Tuesday, August 12th, 2008

Devil is in the detail, how many times have you come across with that? I’ve heard it too many times, because I just want to get things done, but slowly I’ve started to agree.

TAKE A LOOK AT THIS

Down here we have a detail photo of a log home gable end. What a nice fascia board it makes, eh?

Gable-end detail

That photo is part of a large commercial log building. The restaurant is actually made of old recycled logs and is nothing truly splendid. However, their attention to detail has given a definitive boost for the overall appearance.

WHAT A SHAME
Too many massive log homes and log cabins are being ruined by standard trim and finishing touches. We plan, design and build, finally the house is standing, but still it takes ages before we move in. At this point, heavy lifting has been done and just some minor tweaks have to be done.

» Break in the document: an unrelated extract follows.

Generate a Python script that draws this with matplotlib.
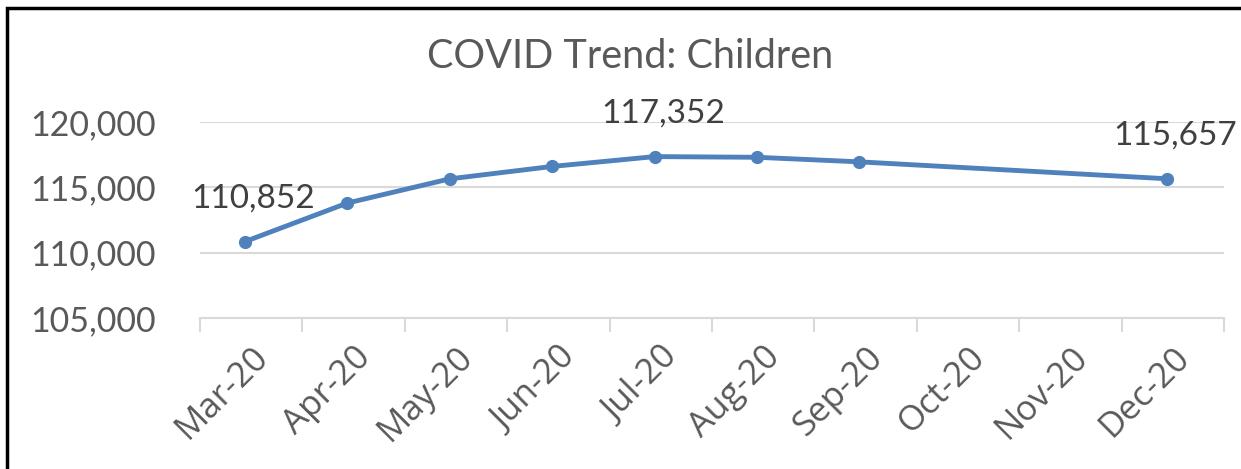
import matplotlib
matplotlib.use('Agg')
import matplotlib.pyplot as plt
from matplotlib.patches import Rectangle
from matplotlib.ticker import FuncFormatter

plt.rcParams['font.family'] = ['Lato', 'DejaVu Sans']

months = ['Mar-20', 'Apr-20', 'May-20', 'Jun-20', 'Jul-20', 'Aug-20',
          'Sep-20', 'Oct-20', 'Nov-20', 'Dec-20']
# months that have a value (index into months)
pt_idx = [0, 1, 2, 3, 4, 5, 6, 9]
children = [110852, 113800, 115650, 116600, 117352, 117300, 116950, 115657]
labelled = [0, 4, 9]

fig = plt.figure(figsize=(12.41, 4.69), dpi=100)
ax = fig.add_axes([200/1241, 1-318/469, 1024/1241, 196/469])

# excel date axis puts the point a bit left of the month centre
xs = [i + 0.44 for i in pt_idx]
ax.plot(xs, children, color='#4F81BD', lw=3.5, marker='o', ms=8.5,
        solid_capstyle='round', zorder=3)

for x, v, i in zip(xs, children, pt_idx):
    if i in labelled:
        ax.annotate(f'{v:,}', (x, v), xytext=(6, 31), textcoords='offset points',
                    ha='center', va='center', fontsize=24, color='#404040')

ax.set_xlim(0, 10)
ax.set_ylim(105000, 120000)
ax.set_yticks([105000, 110000, 115000, 120000])
ax.yaxis.set_major_formatter(FuncFormatter(lambda v, p: f'{int(v):,}'))
ax.tick_params(axis='y', length=0, pad=32, labelsize=24.5, labelcolor='#595959')
ax.grid(axis='y', color='#D9D9D9', lw=1.5)
ax.set_axisbelow(True)

# labels on the month centres, tick marks on the boundaries
ax.set_xticks([i + 0.5 for i in range(len(months))])
ax.set_xticks(range(len(months) + 1), minor=True)
ax.tick_params(axis='x', which='minor', length=10, width=1.5, color='#D9D9D9', direction='out')
ax.tick_params(axis='x', which='major', length=0, pad=16)
ax.set_xticklabels(months)

for s in ['top', 'right', 'left']:
    ax.spines[s].set_visible(False)
ax.spines['bottom'].set_color('#D9D9D9')
ax.spines['bottom'].set_linewidth(1.5)

fig.text(630/1241, 1-57/469, 'COVID Trend: Children', ha='center', va='center',
         fontsize=28.5, color='#595959')

fig.patches.append(Rectangle((7/1241, -0.5), 2, 0.5 + 1 - 8/469, transform=fig.transFigure,
                             fill=False, edgecolor='black', lw=2.5))

fig.canvas.draw()
for lab in ax.get_xticklabels():
    lab.set_family(['Open Sans', 'DejaVu Sans'])
    lab.set_fontsize(25)
    lab.set_color('#595959')
    lab.set_rotation(45)
    lab.set_ha('right')
    lab.set_va('top')
    lab.set_rotation_mode('anchor')

fig.savefig('out.png', dpi=100)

Unfortunately those final details are often neglected and many a time I’ve visited homes without floor skirting or curtain hangers. As I said, heavy lifting has been done and it is time to relax, enough with the house already…

AGAINST THE MAINSTREAM
I always like to suggest removing some square meters of the log home’s total area to make enough money for all those tiny details. Not that all final details are so tiny even finish or paint jobs take many working hours and lots of expensive chemicals. You better be prepared for these costs or you will be living in a project house. What about the mainstream then?

THE MAINSTREAM
We are often told that it is the size that matters. First you need to build as big as possible and as low class as possible then you slowly upgrade your way to great cabinets or finishing materials. No thank you, I have better things to do with my time than constant fixing and tweaking. There’s going to be long list of maintenance operations in any case, so why take the hard way?

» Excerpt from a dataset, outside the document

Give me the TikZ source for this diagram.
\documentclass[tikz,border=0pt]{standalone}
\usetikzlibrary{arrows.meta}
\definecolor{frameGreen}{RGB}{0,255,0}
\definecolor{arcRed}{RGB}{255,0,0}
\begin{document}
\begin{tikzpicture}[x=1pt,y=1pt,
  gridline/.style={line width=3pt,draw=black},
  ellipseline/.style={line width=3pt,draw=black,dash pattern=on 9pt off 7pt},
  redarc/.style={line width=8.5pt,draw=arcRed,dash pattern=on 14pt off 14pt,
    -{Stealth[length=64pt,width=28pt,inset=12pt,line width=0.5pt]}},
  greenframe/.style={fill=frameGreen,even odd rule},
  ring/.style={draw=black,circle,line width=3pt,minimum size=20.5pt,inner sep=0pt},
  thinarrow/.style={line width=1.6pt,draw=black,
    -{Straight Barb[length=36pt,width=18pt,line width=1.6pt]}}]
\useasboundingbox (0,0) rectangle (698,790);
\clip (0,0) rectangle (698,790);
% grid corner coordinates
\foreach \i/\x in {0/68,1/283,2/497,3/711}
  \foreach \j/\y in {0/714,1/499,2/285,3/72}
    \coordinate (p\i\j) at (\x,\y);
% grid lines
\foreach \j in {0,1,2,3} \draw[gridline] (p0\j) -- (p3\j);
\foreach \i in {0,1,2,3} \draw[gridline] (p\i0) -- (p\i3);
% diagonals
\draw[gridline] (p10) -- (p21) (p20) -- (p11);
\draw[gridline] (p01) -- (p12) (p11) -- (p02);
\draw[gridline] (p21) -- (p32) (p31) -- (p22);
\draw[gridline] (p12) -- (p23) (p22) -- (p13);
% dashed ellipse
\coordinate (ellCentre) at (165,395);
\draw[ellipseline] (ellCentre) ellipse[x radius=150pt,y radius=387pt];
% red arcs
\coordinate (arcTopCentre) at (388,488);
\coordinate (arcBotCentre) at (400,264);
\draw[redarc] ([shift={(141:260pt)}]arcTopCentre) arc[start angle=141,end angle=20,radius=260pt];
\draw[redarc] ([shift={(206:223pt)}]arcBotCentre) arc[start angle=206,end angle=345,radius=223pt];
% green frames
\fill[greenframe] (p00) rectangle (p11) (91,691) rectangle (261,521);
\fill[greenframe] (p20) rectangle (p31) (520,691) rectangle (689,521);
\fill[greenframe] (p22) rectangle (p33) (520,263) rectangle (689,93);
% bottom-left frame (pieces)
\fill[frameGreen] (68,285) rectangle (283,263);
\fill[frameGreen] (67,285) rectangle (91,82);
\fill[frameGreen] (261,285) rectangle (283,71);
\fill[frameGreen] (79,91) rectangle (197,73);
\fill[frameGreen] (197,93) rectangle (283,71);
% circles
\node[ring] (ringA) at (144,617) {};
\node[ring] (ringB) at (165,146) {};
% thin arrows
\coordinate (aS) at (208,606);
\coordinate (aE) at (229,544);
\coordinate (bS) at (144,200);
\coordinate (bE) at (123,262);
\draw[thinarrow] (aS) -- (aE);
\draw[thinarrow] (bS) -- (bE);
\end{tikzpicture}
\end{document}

Make yourself a favor, try to ignore those log home magazine photos and dream of a normal log home instead, but a stylish one with all the right details.

Viking log home

Monday, August 11th, 2008

It has been my summer holiday and my wife and I decided to spend it around Scandinavia. My goal was to check old log homes while rest of the family enjoyed beautiful nature.

Borg, Norway has a live sized replica of Viking chieftain dwelling. As you can see, it is huge…

Viking log castle

The remains of the original were just close by, did I mention that the whole thing is HUGE? Notice how they built it by using old fashioned methods like wooden plugs to fix posts and beams together. Even every single roof rafter that I checked had been extended with plug-joints.

Roof support

We spent quite a while to find the place and took a turn according our GPS. Parking lot was surprisingly small, only for 4 or 5 cars, but there were some cool scenes to photograph so we thought nothing of it. We circled around the site and couldn’t find any ticket booth so we just walked in. Wonderful place - HUGE - you really need to visit Borg if you ever travel to Norway.

Anyway we spent over an hour inside the building and finally it was time to leave. To our surprise, we noticed that there was a gate that was closed and we couldn’t get out, ouch! Right that moment tiny parking place made perfect sense - employee parking.